[4] When 11 years of age, she wrote an article for the Atlanta Constitution, which was published and favorably noticed by the editor, and at 15, she became a regular correspondent of that journal.
Many of Barnes's earlier works appeared in the Sundayschool Visitor (juvenile periodical; Methodist Episcopal Church, South, Nashville, Tennessee).
[5][2] Barnes served as junior editor for the Woman's Board of Missions, Methodist Episcopal Church, South, having charge of its juvenile paper and of all its quarterly supplies of literature.
[2] Among her numerous stories which proved to be quite popular, were: Gospel Among the Slaves, The Ferry Maid of the Chattahoochee (Philadelphia, Penn Publishing Company), "ow Achon-hoah Found the Light (Richmond, Presbyterian Committee of Publication), Matouchon, The Outstretched Hand, Carmio, Little Burden-Sharers, Chonite, Marti, The King's Gift, The Red Miriok, The Little Lady of the Fort, Little Betty Blew, Mistress Moppet, A Lass of Dorchester (Boston, Lee and Shepard), Isilda, Tatong, The Laurel Token, and several others.
[6] Izilda (Presbyterian Committee of Publication, Richmond, Virginia) was reviewed by the Woman's Foreign Missionary Society of the Methodist Episcopal Church, who stated that it is a story for girls, the scene of which is laid in São Paulo, Brazil, the centre of a flourishing Protestant mission.

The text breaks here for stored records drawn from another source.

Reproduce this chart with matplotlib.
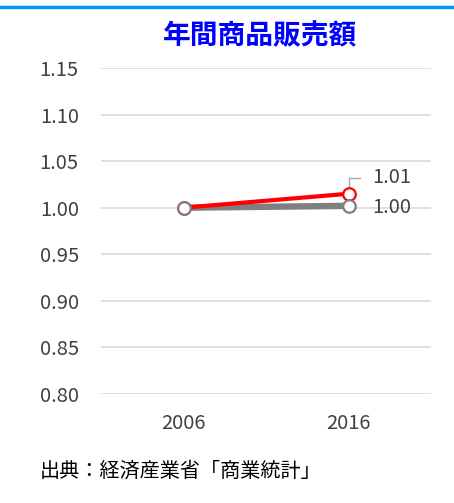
import numpy as np
import matplotlib
matplotlib.use("Agg")
import matplotlib.pyplot as plt
from matplotlib.lines import Line2D

plt.rcParams['font.family'] = ['Noto Sans CJK JP', 'DejaVu Sans']

# Data
years = ["2006", "2016"]
sales_red = [1.00, 1.015]
sales_grey = [1.00, 1.002]
label_red = "1.01"
label_grey = "1.00"
yticks = [0.80, 0.85, 0.90, 0.95, 1.00, 1.05, 1.10, 1.15]
title = "年間商品販売額"
source = "出典：経済産業省「商業統計」"

W, H = 454, 503
fig = plt.figure(figsize=(W / 100, H / 100), dpi=100)

# top blue rule
fig.add_artist(Line2D([0, 1], [1 - 6.5 / H, 1 - 6.5 / H], color="#0096ff", lw=2.5,
                      transform=fig.transFigure))

ax = fig.add_axes([101 / W, 1 - 394 / H, 330 / W, (394 - 68) / H])
x = np.arange(len(years))

ax.plot(x, sales_grey, color="#7f7f7f", lw=4.6, zorder=3, solid_capstyle="butt")
ax.plot(x, sales_red, color="#ff0000", lw=3.0, zorder=4, solid_capstyle="butt")
ax.plot(x, sales_red, "o", ms=9, mfc="white", mec="#ff0000", mew=1.6, zorder=5)
ax.plot(x, sales_grey, "o", ms=9, mfc="white", mec="#7f7f7f", mew=1.6, zorder=6)

ax.set_xlim(-0.5, 1.5)
ax.set_ylim(0.80, 1.15)
ax.set_yticks(yticks)
ax.set_yticklabels(["%.2f" % v for v in yticks])
ax.set_xticks(x)
ax.set_xticklabels(years)
ax.grid(axis="y", color="#d9d9d9", lw=1.2)
ax.set_axisbelow(True)
for s in ax.spines.values():
    s.set_visible(False)
ax.tick_params(length=0, labelsize=14.5, labelcolor="#404040")
ax.tick_params(axis="y", pad=16)
ax.tick_params(axis="x", pad=14)

# data labels
ax.annotate(label_red, xy=(x[1], sales_red[1]), xytext=(17, 11.5),
            textcoords="offset points",
            fontsize=14.5, color="#404040", va="center", ha="left",
            arrowprops=dict(arrowstyle="-", color="#a6a6a6", lw=1,
                            connectionstyle="angle,angleA=0,angleB=90,rad=0",
                            shrinkA=7, shrinkB=5))
ax.annotate(label_grey, xy=(x[1], sales_grey[1]), xytext=(17, -1),
            textcoords="offset points",
            fontsize=14.5, color="#404040", va="center", ha="left")

fig.text(260 / W, 1 - 36 / H, title, fontsize=20, fontweight="bold",
         color="#0000ff", ha="center", va="center")
fig.text(40 / W, 1 - 471 / H, source, fontsize=14.5, color="#000000",
         ha="left", va="center")

fig.savefig("out.png", dpi=100)
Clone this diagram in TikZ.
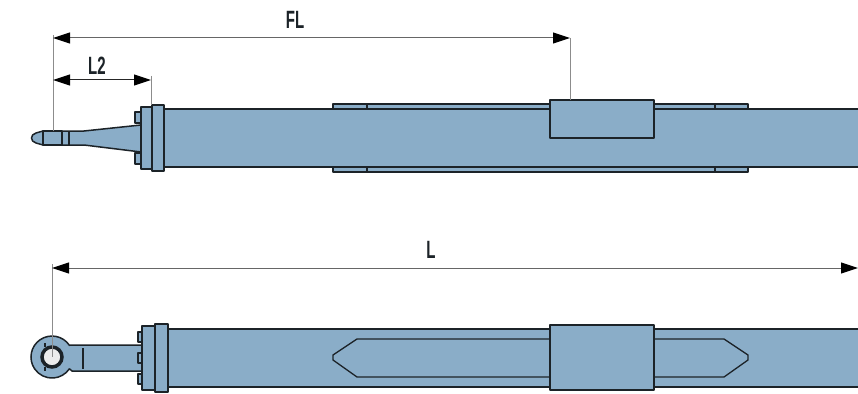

Woman's Foreign Missionary Society also reviewed Tatono, The Little Slave: A Story of Korea (Presbyterian Publication Committee, Richmond) stating, "The plot is good, the incidents well worked in, and the customs and manners of Korea so thoroughly a part of the story and the missionary element so entirely necessary to it, that the least interested in missions will read every paragraph for the story's sake, while the most interested will seize with eagerness so charming an opportunity to interest the uninterested in the Hermit Nation.